Governor's salary: too hot to handle?

December 28, 1993

What salary should Maryland's next governor receive? That's a topic politicians in Annapolis, with their eyes on the 1994 elections, would rather avoid. But they will have to face up to this hot controversy next month, like it or not.

A seven-member commission, head by Baltimore attorney George L. Russell, will make a recommendation early next month to the legislature on a compensation scale for the governor. Under the state constitution, lawmakers must either accept the commission figures or adopt lower ones. Taking no action endorses the commission's plan.

Given the public's anger at government these days, a large salary increase for the governor would set off a campaign eruption ideal for demagogic candidates. Yet for a chief executive officer of a $12 billion operation with over 70,000 employees, Maryland's $120,000 annual figure is out of sync.

From a political standpoint, holding down the governor's salary makes sense. It would avoid an embarrassing election-year issue for incumbents. But the panel may not see it that way. Unless the governor receives a salary increase, a number of cabinet-level officials in a few years will earn more than their boss, thanks to cost of living raises.
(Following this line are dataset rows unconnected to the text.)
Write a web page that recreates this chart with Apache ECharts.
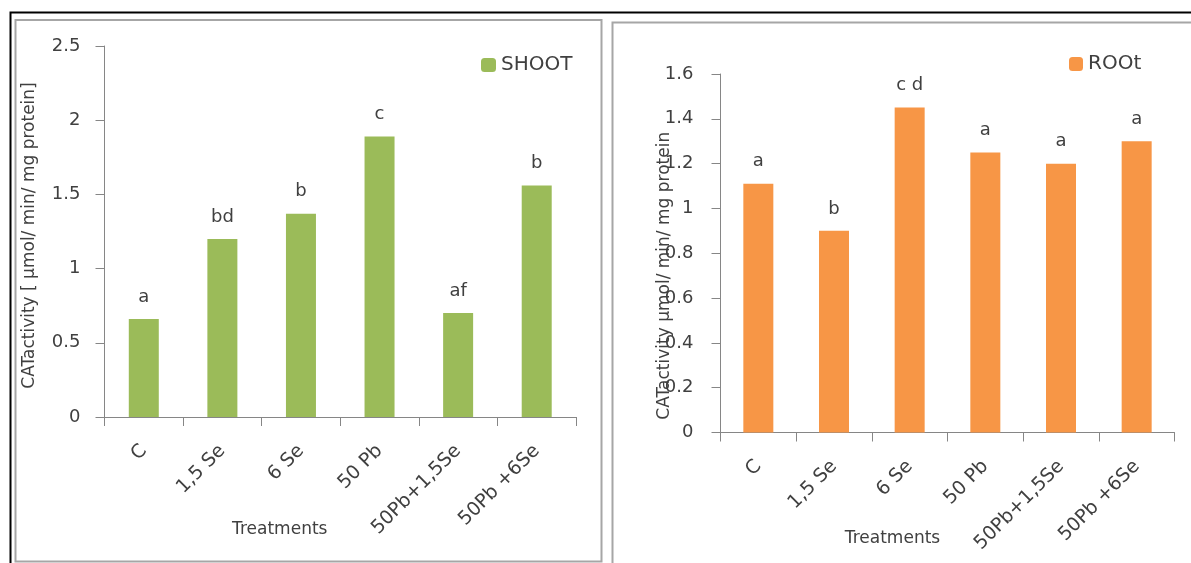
<!DOCTYPE html>
<html>
<head>
<meta charset="utf-8">
<script src="https://cdn.jsdelivr.net/npm/echarts@6/dist/echarts.min.js"></script>
<style>
html,body{margin:0;padding:0;background:#fff;}
#c{width:1191px;height:563px;}
</style>
</head>
<body>
<div id="c"></div>
<script>
const categories = ['C', '1,5 Se', '6 Se', '50 Pb', '50Pb+1,5Se', '50Pb +6Se'];
const shootValues = [0.66, 1.20, 1.37, 1.89, 0.70, 1.56];
const shootLetters = ['a', 'bd', 'b', 'c', 'af', 'b'];
const rootValues = [1.11, 0.90, 1.45, 1.25, 1.20, 1.30];
const rootLetters = ['a', 'b', 'c d', 'a', 'a', 'a'];
const shootTicks = [0, 0.5, 1, 1.5, 2, 2.5];
const rootTicks = [0, 0.2, 0.4, 0.6, 0.8, 1, 1.2, 1.4, 1.6];

const FONT = 'DejaVu Sans';
const TXT = '#404040';
const AX = '#868686';

const chart = echarts.init(document.getElementById('c'), null, {renderer: 'canvas'});

function xAxisCfg(gridIndex, gap, pad) {
  return {
    type: 'category', gridIndex: gridIndex, data: categories,
    axisLine: {lineStyle: {color: AX, width: 1}},
    axisTick: {show: true, length: 9, lineStyle: {color: AX}},
    axisLabel: {rotate: 45, color: TXT, fontFamily: FONT, fontSize: 19, margin: 31},
    name: 'Treatments', nameLocation: 'middle', nameGap: gap, nameMoveOverlap: false,
    nameTextStyle: {color: TXT, fontFamily: FONT, fontSize: 17, padding: pad}
  };
}
function yAxisCfg(gridIndex, ticks, name, gap, pad, margin) {
  return {
    type: 'value', gridIndex: gridIndex, min: ticks[0], max: ticks[ticks.length - 1],
    interval: ticks[1] - ticks[0],
    splitLine: {show: false},
    axisLine: {show: true, lineStyle: {color: AX}},
    axisTick: {show: true, length: 9, lineStyle: {color: AX}},
    axisLabel: {color: TXT, fontFamily: FONT, fontSize: 18, margin: margin},
    name: name, nameLocation: 'middle', nameGap: gap, nameRotate: 90, nameMoveOverlap: false,
    nameTextStyle: {color: TXT, fontFamily: FONT, fontSize: 17, padding: pad}
  };
}

chart.setOption({
  backgroundColor: '#fff',
  animation: false,
  graphic: [
    {type: 'polyline', shape: {points: [[10.5, 563], [10.5, 12.5], [1191, 12.5]]}, style: {stroke: '#000', lineWidth: 2, fill: null}, z: 100},
    {type: 'rect', shape: {x: 15.5, y: 20, width: 586, height: 541.5}, style: {stroke: '#a6a6a6', lineWidth: 2, fill: null}, z: 100},
    {type: 'rect', shape: {x: 612.5, y: 22.5, width: 590, height: 560}, style: {stroke: '#a6a6a6', lineWidth: 2, fill: null}, z: 100}
  ],
  legend: [
    {data: ['SHOOT'], left: 481, top: 55, padding: 0, itemWidth: 15, itemHeight: 14, itemGap: 5,
     textStyle: {color: TXT, fontFamily: FONT, fontSize: 20}},
    {data: ['ROOt'], left: 1069, top: 54, padding: 0, itemWidth: 14, itemHeight: 14, itemGap: 5,
     textStyle: {color: TXT, fontFamily: FONT, fontSize: 20}}
  ],
  grid: [
    {left: 104.5, top: 46, width: 471.5, bottom: 146},
    {left: 720.5, top: 74, width: 454, bottom: 130.5}
  ],
  xAxis: [xAxisCfg(0, 104, [0, 121, 0, 0]), xAxisCfg(1, 98, [0, 110, 0, 0])],
  yAxis: [
    yAxisCfg(0, shootTicks, 'CATactivity [ µmol/ min/ mg protein]', 66, [0, 8, 0, 0], 24),
    yAxisCfg(1, rootTicks, 'CATactivity µmol/ min/ mg protein', 47, [0, 45, 0, 0], 27)
  ],
  series: [
    {name: 'SHOOT', type: 'bar', xAxisIndex: 0, yAxisIndex: 0, data: shootValues, barWidth: 30,
     itemStyle: {color: '#9BBB59'},
     label: {show: true, position: 'top', distance: 13, color: TXT, fontFamily: FONT, fontSize: 18,
       formatter: p => shootLetters[p.dataIndex]}},
    {name: 'ROOt', type: 'bar', xAxisIndex: 1, yAxisIndex: 1, data: rootValues, barWidth: 30,
     itemStyle: {color: '#F79646'},
     label: {show: true, position: 'top', distance: 13, color: TXT, fontFamily: FONT, fontSize: 18,
       formatter: p => rootLetters[p.dataIndex]}}
  ]
});
</script>
</body>
</html>
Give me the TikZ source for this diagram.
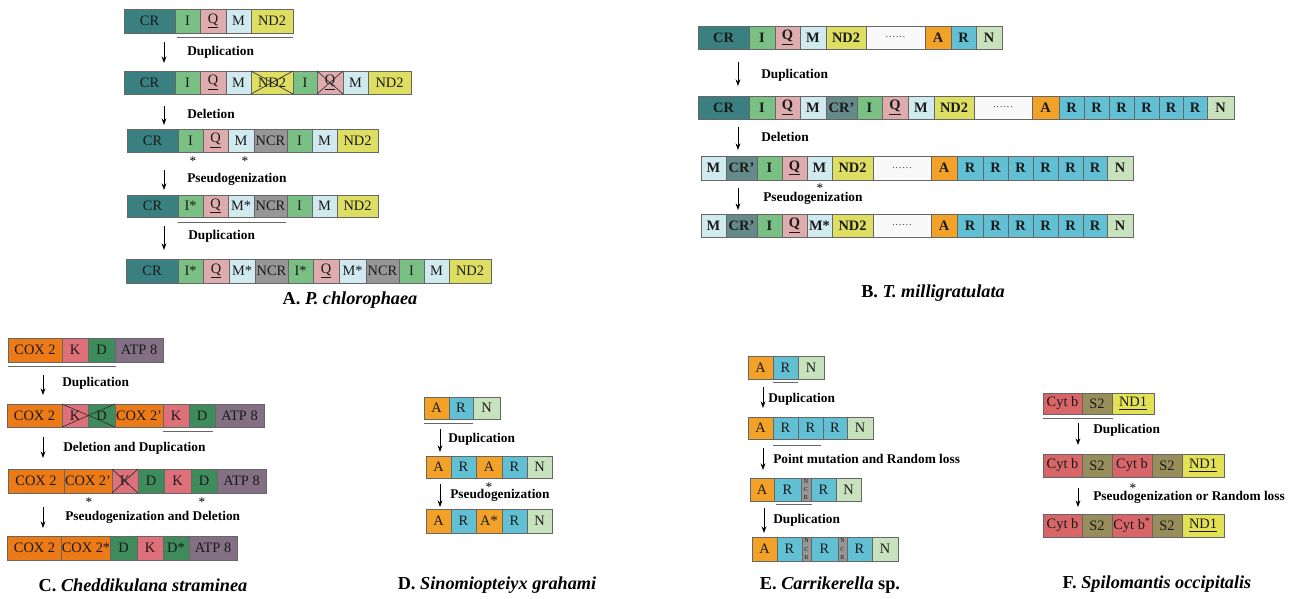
\documentclass[tikz,border=0pt]{standalone}
\usepackage{fontspec}
\setmainfont{Liberation Serif}
\usetikzlibrary{arrows.meta}

% gene colours
\definecolor{cCR}{RGB}{58,128,128}
\definecolor{cCRp}{RGB}{100,138,138}
\definecolor{cI}{RGB}{122,192,132}
\definecolor{cQ}{RGB}{222,172,172}
\definecolor{cM}{RGB}{208,234,240}
\definecolor{cND}{RGB}{222,222,98}
\definecolor{cNCR}{RGB}{150,150,150}
\definecolor{cDot}{RGB}{249,249,249}
\definecolor{cA}{RGB}{242,162,40}
\definecolor{cR}{RGB}{98,192,212}
\definecolor{cN}{RGB}{200,226,190}
\definecolor{cCOX}{RGB}{236,122,22}
\definecolor{cK}{RGB}{222,112,122}
\definecolor{cD}{RGB}{62,140,92}
\definecolor{cATP}{RGB}{132,112,132}
\definecolor{cCyt}{RGB}{216,102,104}
\definecolor{cS}{RGB}{152,142,92}
\definecolor{cNDa}{RGB}{226,226,84}

\tikzset{
  gene/.style={draw=black!60, line width=0.5pt, inner sep=0pt, outer sep=0pt,
    font=\fontsize{10.8}{12}\selectfont, text=black!90},
  boldgene/.style={font=\fontsize{10.8}{12}\selectfont\bfseries},
  proc/.style={anchor=west, inner sep=0pt, font=\fontsize{10}{12}\selectfont\bfseries},
  ttl/.style={inner sep=0pt, font=\fontsize{13.7}{15}\selectfont\bfseries},
  star/.style={inner sep=0pt, font=\fontsize{10}{10}\selectfont},
  arr/.style={line width=0.6pt, -{Stealth[length=5pt,width=3.6pt]}},
  bar/.style={line width=0.6pt, draw=black!60},
  xout/.style={line width=0.5pt, draw=black!80}
}

% one row of gene boxes: [style] prefix, top y, bottom y, list x1/x2/colour/label
\newcommand\generow[5][]{%
  \foreach \xa/\xb/\cl/\tx [count=\i] in {#5}{%
    \node[gene,#1,fill=\cl,minimum width={(\xb-\xa)*0.75pt},
      minimum height={(#4-#3)*0.75pt}] (#2-\i) at ({(\xa+\xb)/2},{(#3+#4)/2}) {\tx};
  }}
% vertical step arrow between two named coordinates
\newcommand\steparrow[4]{%
  \coordinate (#1s) at (#2,#3);
  \coordinate (#1e) at (#2,#4);
  \draw[arr] (#1s) -- (#1e);}
% asterisk whose glyph centre sits at the given point
\newcommand\pseudomark[3]{\node[star] (#1) at (#2,#3+3.2) {*};}
\newcommand\tinyncr{\fontsize{4.6}{4.7}\selectfont\shortstack{N\\C\\R}}
\newcommand\uQ{\underline{Q}}
\newcommand\gap{{\mdseries\fontsize{7}{8}\selectfont .\kern0.8pt.\kern0.8pt.\kern0.8pt.\kern0.8pt.\kern0.8pt.}}

\begin{document}
\begin{tikzpicture}[x=0.75pt,y=-0.75pt]
\useasboundingbox (0,0) rectangle (1303,599);

% ---------------- A. P. chlorophaea ----------------
\generow{a1}{9}{33}{124/175/cCR/CR,175/200/cI/I,200/226/cQ/\uQ,226/251/cM/M,251/293/cND/ND2}
\draw[bar] (177,37.5) -- (293,37.5);
\steparrow{pa1}{164}{42}{63}
\node[proc] (la1) at (187,52) {Duplication};

\generow{a2}{71}{94}{124/175/cCR/CR,175/200/cI/I,200/226/cQ/\uQ,226/251/cM/M,251/293/cND/ND2,293/317/cI/I,317/343/cQ/\uQ,343/368/cM/M,368/411/cND/ND2}
\draw[xout] (a2-5.north west) -- (a2-5.south east) (a2-5.south west) -- (a2-5.north east);
\draw[xout] (a2-7.north west) -- (a2-7.south east) (a2-7.south west) -- (a2-7.north east);
\steparrow{pa2}{164}{106}{125}
\node[proc] (la2) at (187,114) {Deletion};

\generow{a3}{129}{152}{127/178/cCR/CR,178/203/cI/I,203/228/cQ/\uQ,228/254/cM/M,254/287/cNCR/NCR,287/312/cI/I,312/337/cM/M,337/378/cND/ND2}
\pseudomark{sa1}{193}{158}
\pseudomark{sa2}{245}{158}
\steparrow{pa3}{164}{170}{190}
\node[proc] (la3) at (187,179) {Pseudogenization};

\generow{a4}{195}{217}{127/178/cCR/CR,178/203/cI/I*,203/228/cQ/\uQ,228/254/cM/M*,254/287/cNCR/NCR,287/312/cI/I,312/337/cM/M,337/378/cND/ND2}
\draw[bar] (178,222) -- (286,222);
\steparrow{pa4}{164}{226}{250}
\node[proc] (la4) at (188,236) {Duplication};

\generow{a5}{259}{283}{126/178/cCR/CR,178/203/cI/I*,203/229/cQ/\uQ,229/255/cM/M*,255/288/cNCR/NCR,288/313/cI/I*,313/339/cQ/\uQ,339/366/cM/M*,366/399/cNCR/NCR,399/424/cI/I,424/449/cM/M,449/491/cND/ND2}
\node[ttl] (ta) at (350,300) {A. \textit{P. chlorophaea}};

% ---------------- B. T. milligratulata ----------------
\generow[boldgene]{b1}{26}{49}{698/749/cCR/CR,749/775/cI/I,775/800/cQ/\uQ,800/826/cM/M,826/866/cND/ND2,866/925/cDot/\gap,925/951/cA/A,951/976/cR/R,976/1002/cN/N}
\steparrow{pb1}{738}{62}{86}
\node[proc] (lb1) at (761,75) {Duplication};

\generow[boldgene]{b2}{96}{119}{698/749/cCR/CR,749/775/cI/I,775/800/cQ/\uQ,800/826/cM/M,826/857/cCRp/CR’,857/882/cI/I,882/908/cQ/\uQ,908/934/cM/M,934/974/cND/ND2,974/1032/cDot/\gap,1032/1059/cA/A,1059/1084/cR/R,1084/1109/cR/R,1109/1134/cR/R,1134/1159/cR/R,1159/1183/cR/R,1183/1207/cR/R,1207/1234/cN/N}
\steparrow{pb2}{738}{127}{150}
\node[proc] (lb2) at (761,137) {Deletion};

\generow[boldgene]{b3}{156}{180}{701/726/cM/M,726/757/cCRp/CR’,757/782/cI/I,782/807/cQ/\uQ,807/832/cM/M,832/873/cND/ND2,873/931/cDot/\gap,931/957/cA/A,957/983/cR/R,983/1008/cR/R,1008/1033/cR/R,1033/1058/cR/R,1058/1083/cR/R,1083/1107/cR/R,1107/1133/cN/N}
\pseudomark{sb1}{820}{184.5}
\steparrow{pb3}{738}{188}{210}
\node[proc] (lb3) at (763,198) {Pseudogenization};

\generow[boldgene]{b4}{214}{237}{701/726/cM/M,726/757/cCRp/CR’,757/782/cI/I,782/807/cQ/\uQ,807/832/cM/M*,832/873/cND/ND2,873/931/cDot/\gap,931/957/cA/A,957/983/cR/R,983/1008/cR/R,1008/1033/cR/R,1033/1058/cR/R,1058/1083/cR/R,1083/1107/cR/R,1107/1133/cN/N}
\node[ttl] (tb) at (933,293) {B. \textit{T. milligratulata}};

% ---------------- C. Cheddikulana straminea ----------------
\generow{c1}{338}{362}{8/62/cCOX/COX 2,62/88/cK/K,88/115/cD/D,115/163/cATP/ATP 8}
\draw[bar] (8,366) -- (116,366);
\steparrow{pc1}{43}{375}{395}
\node[proc] (lc1) at (62,383) {Duplication};

\generow{c2}{404}{427}{7/62/cCOX/COX 2,62/88/cK/K,88/115/cD/D,115/163/cCOX/COX 2’,163/189/cK/K,189/215/cD/D,215/264/cATP/ATP 8}
\draw[xout] (c2-2.north west) -- (c2-3.south east) (c2-2.south west) -- (c2-3.north east);
\draw[bar] (163,431) -- (213,431);
\steparrow{pc2}{43}{437}{458}
\node[proc] (lc2) at (63,448) {Deletion and Duplication};

\generow{c3}{469}{493}{8/64/cCOX/COX 2,64/112/cCOX/COX 2’,112/138/cK/K,138/164/cD/D,164/191/cK/K,191/217/cD/D,217/266/cATP/ATP 8}
\draw[xout] (c3-3.north west) -- (c3-3.south east) (c3-3.south west) -- (c3-3.north east);
\pseudomark{sc1}{89}{499}
\pseudomark{sc2}{202}{499}
\steparrow{pc3}{43}{507}{528}
\node[proc] (lc3) at (65,517) {Pseudogenization and Deletion};

\generow{c4}{536}{560}{7/62/cCOX/COX 2,62/110/cCOX/COX 2*,110/137/cD/D,137/163/cK/K,163/189/cD/D*,189/237/cATP/ATP 8}
\node[ttl] (tc) at (143,585) {C. \textit{Cheddikulana straminea}};

% ---------------- D. Sinomiopteiyx grahami ----------------
\generow{d1}{397}{419}{424/449/cA/A,449/473/cR/R,473/500/cN/N}
\draw[bar] (424,423) -- (473,423);
\steparrow{pd1}{440}{429}{452}
\node[proc] (ld1) at (448,439) {Duplication};

\generow{d2}{456}{478}{426/451/cA/A,451/476/cR/R,476/502/cA/A,502/527/cR/R,527/552/cN/N}
\pseudomark{sd1}{489}{483.5}
\steparrow{pd2}{440}{484}{507}
\node[proc] (ld2) at (450,495.5) {Pseudogenization};

\generow{d3}{509}{533}{426/451/cA/A,451/476/cR/R,476/502/cA/A*,502/527/cR/R,527/552/cN/N}
\node[ttl] (td) at (497,585) {D. \textit{Sinomiopteiyx grahami}};

% ---------------- E. Carrikerella sp. ----------------
\generow{e1}{356}{379}{748/773/cA/A,773/798/cR/R,798/824/cN/N}
\draw[bar] (773,382) -- (798,382);
\steparrow{pe1}{763}{387}{408}
\node[proc] (le1) at (768,399) {Duplication};

\generow{e2}{417}{439}{748/773/cA/A,773/798/cR/R,798/823/cR/R,823/847/cR/R,847/873/cN/N}
\draw[bar] (773,445) -- (821,445);
\steparrow{pe2}{763}{448}{470}
\node[proc] (le2) at (773,459) {Point mutation and Random loss};

\generow{e3}{478}{501}{750/774/cA/A,774/801/cR/R,801/811/cNCR/\tinyncr,811/836/cR/R,836/861/cN/N}
\draw[bar] (776,504) -- (812,504);
\steparrow{pe3}{764}{508}{533}
\node[proc] (le3) at (773,520) {Duplication};

\generow{e4}{537}{561}{752/777/cA/A,777/802/cR/R,802/811/cNCR/\tinyncr,811/838/cR/R,838/847/cNCR/\tinyncr,847/872/cR/R,872/898/cN/N}
\node[ttl] (te) at (830,585) {E. \textit{Carrikerella} sp.};

% ---------------- F. Spilomantis occipitalis ----------------
\generow{f1}{393}{414}{1043/1082/cCyt/Cyt b,1082/1112/cS/S2,1112/1154/cNDa/\underline{ND1}}
\draw[bar] (1043,418) -- (1113,418);
\steparrow{pf1}{1078}{423}{445}
\node[proc] (lf1) at (1093,430) {Duplication};

\generow{f2}{454}{477}{1043/1082/cCyt/Cyt b,1082/1112/cS/S2,1112/1152/cCyt/Cyt b,1152/1182/cS/S2,1182/1224/cNDa/\underline{ND1}}
\pseudomark{sf1}{1133}{485}
\steparrow{pf2}{1078}{488}{507}
\node[proc] (lf2) at (1093,497) {Pseudogenization or Random loss};

\generow{f3}{514}{537}{1043/1082/cCyt/Cyt b,1082/1112/cS/S2,1112/1152/cCyt/Cyt b\textsuperscript{*},1152/1182/cS/S2,1182/1224/cNDa/\underline{ND1}}
\node[ttl] (tf) at (1157,584) {F. \textit{Spilomantis occipitalis}};
\end{tikzpicture}
\end{document}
Some college presidents and medical academics earn more than the governor, too. Besides, the governor's salary can only be raised once every four years. If there is no action next year, the governor's pay will be frozen until 1998.

Conservatives argue that Maryland's governor is the fourth highest-paid chief executive in the country (behind New Jersey, New York, Washington state and tied with California). State workers haven't received any across-the-board pay raises during the recession and feel the governor shouldn't get a pay boost, either. Many Marylanders, looking at their own pay stubs, feel that $120,000 a year is more than adequate -- especially for someone who gets a mansion to live in, a car and driver and 24-hour protection.

Yet a governor bears heavy responsibilities. The well-being of millions of Marylander rest in his hands. Running a state is a lot trickier than running a Fortune 500 enterprise.

Is our governor worth more than $120,000 a year? The emotional response is no, but a pragmatic answer could well be yes. Public service involves a personal sacrifice for elected officeholders, and the Russell commission will determine how big that sacrifice should be. Given the tenor of the times and the state's weak revenue outlook, any proposed salary increase for the governor ought to be modest -- enough to offset inflation. The smaller the recommended increase, the happier legislators will be.